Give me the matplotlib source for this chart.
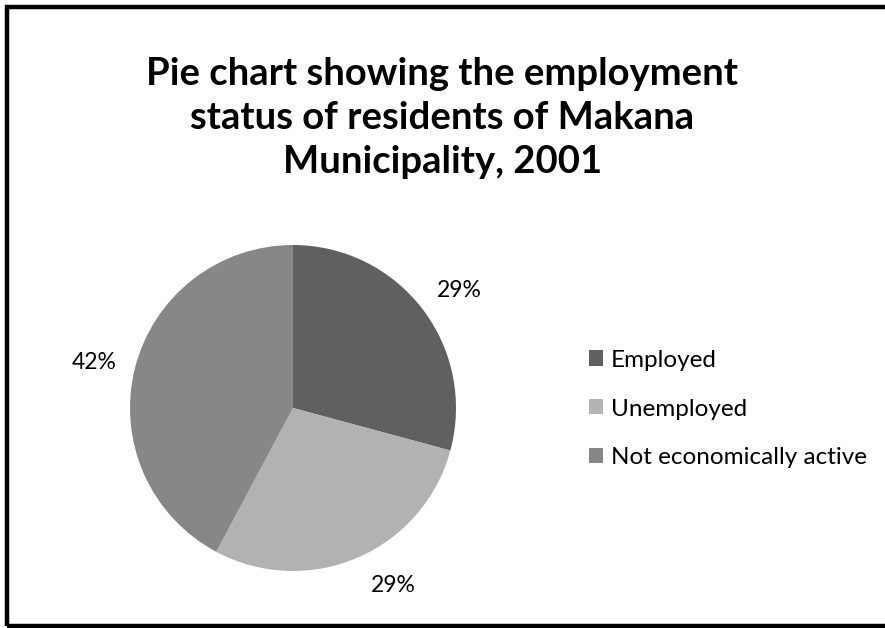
import numpy as np
import matplotlib
matplotlib.use('Agg')
from matplotlib import pyplot as plt
from matplotlib import patches

plt.rcParams['font.family'] = ['Lato', 'DejaVu Sans']

categories = ['Employed', 'Unemployed', 'Not economically active']
shares = [29.2, 28.6, 42.2]
colors = ['#606060', '#b2b2b2', '#878787']
title = 'Pie chart showing the employment\nstatus of residents of Makana\nMunicipality, 2001'

# percent label placement: distance in radii, angle nudge in degrees ("best fit")
label_dist = 1.25
label_nudge = [-2.3, 6.0, 1.1]

W, H = 885, 628
fig = plt.figure(figsize=(W / 100, H / 100), dpi=100)

cx, cy, r = 293, 408, 163
ax = fig.add_axes([(cx - r) / W, (H - cy - r) / H, 2 * r / W, 2 * r / H])
wedges, _ = ax.pie(shares, colors=colors, startangle=90, counterclock=False,
                   wedgeprops={'linewidth': 0})
ax.set_xlim(-1, 1)
ax.set_ylim(-1, 1)
ax.set_aspect('equal')
ax.axis('off')

total = sum(shares)
for w, v, nudge in zip(wedges, shares, label_nudge):
    mid = np.deg2rad((w.theta1 + w.theta2) / 2 + nudge)
    ax.text(label_dist * np.cos(mid), label_dist * np.sin(mid),
            '{:.0f}%'.format(100 * v / total),
            ha='center', va='center', fontsize=16.5, color='black', clip_on=False)

fig.text(0.5, 1 - 118 / H, title, ha='center', va='center', fontsize=27.5,
         fontweight='bold', linespacing=1.37)

handles = [patches.Patch(facecolor=c, edgecolor='none') for c in colors]
fig.legend(handles, categories, loc='center left',
           bbox_to_anchor=(589 / W, 1 - 409 / H), frameon=False, fontsize=17.5,
           handlelength=0.58, handleheight=0.58, handletextpad=0.33,
           labelspacing=1.15, borderpad=0, borderaxespad=0)

# outer frame
fig.add_artist(patches.Rectangle((7 / W, 2 / H), 1.0, 1 - 9 / H,
                                 transform=fig.transFigure, fill=False,
                                 edgecolor='black', linewidth=3.2))

fig.savefig('out.png', dpi=100)
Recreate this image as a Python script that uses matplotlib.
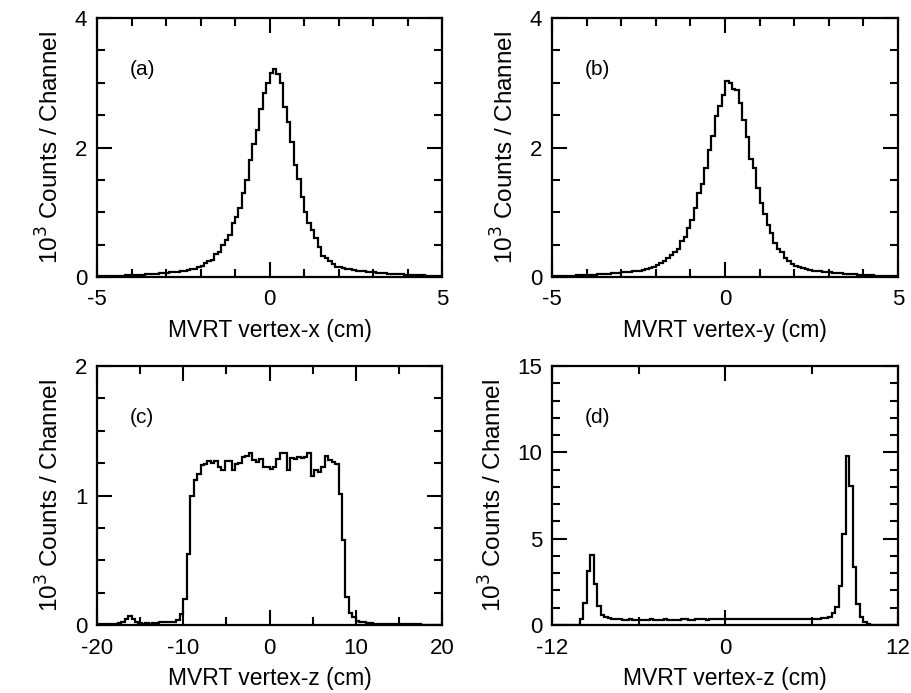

· · · ·

EXERCISE DIRECTIONS: Transcribe every line in the entries above, taking out only the images.

TASK RESPONSE:
Give me the matplotlib source for this chart.
import numpy as np
import matplotlib
matplotlib.use('Agg')
from matplotlib import pyplot as plt
from matplotlib import patches

plt.rcParams['font.family'] = ['Lato', 'DejaVu Sans']

categories = ['Employed', 'Unemployed', 'Not economically active']
shares = [29.2, 28.6, 42.2]
colors = ['#606060', '#b2b2b2', '#878787']
title = 'Pie chart showing the employment\nstatus of residents of Makana\nMunicipality, 2001'

# percent label placement: distance in radii, angle nudge in degrees ("best fit")
label_dist = 1.25
label_nudge = [-2.3, 6.0, 1.1]

W, H = 885, 628
fig = plt.figure(figsize=(W / 100, H / 100), dpi=100)

cx, cy, r = 293, 408, 163
ax = fig.add_axes([(cx - r) / W, (H - cy - r) / H, 2 * r / W, 2 * r / H])
wedges, _ = ax.pie(shares, colors=colors, startangle=90, counterclock=False,
                   wedgeprops={'linewidth': 0})
ax.set_xlim(-1, 1)
ax.set_ylim(-1, 1)
ax.set_aspect('equal')
ax.axis('off')

total = sum(shares)
for w, v, nudge in zip(wedges, shares, label_nudge):
    mid = np.deg2rad((w.theta1 + w.theta2) / 2 + nudge)
    ax.text(label_dist * np.cos(mid), label_dist * np.sin(mid),
            '{:.0f}%'.format(100 * v / total),
            ha='center', va='center', fontsize=16.5, color='black', clip_on=False)

fig.text(0.5, 1 - 118 / H, title, ha='center', va='center', fontsize=27.5,
         fontweight='bold', linespacing=1.37)

handles = [patches.Patch(facecolor=c, edgecolor='none') for c in colors]
fig.legend(handles, categories, loc='center left',
           bbox_to_anchor=(589 / W, 1 - 409 / H), frameon=False, fontsize=17.5,
           handlelength=0.58, handleheight=0.58, handletextpad=0.33,
           labelspacing=1.15, borderpad=0, borderaxespad=0)

# outer frame
fig.add_artist(patches.Rectangle((7 / W, 2 / H), 1.0, 1 - 9 / H,
                                 transform=fig.transFigure, fill=False,
                                 edgecolor='black', linewidth=3.2))

fig.savefig('out.png', dpi=100)
Recreate this image as a Python script that uses matplotlib.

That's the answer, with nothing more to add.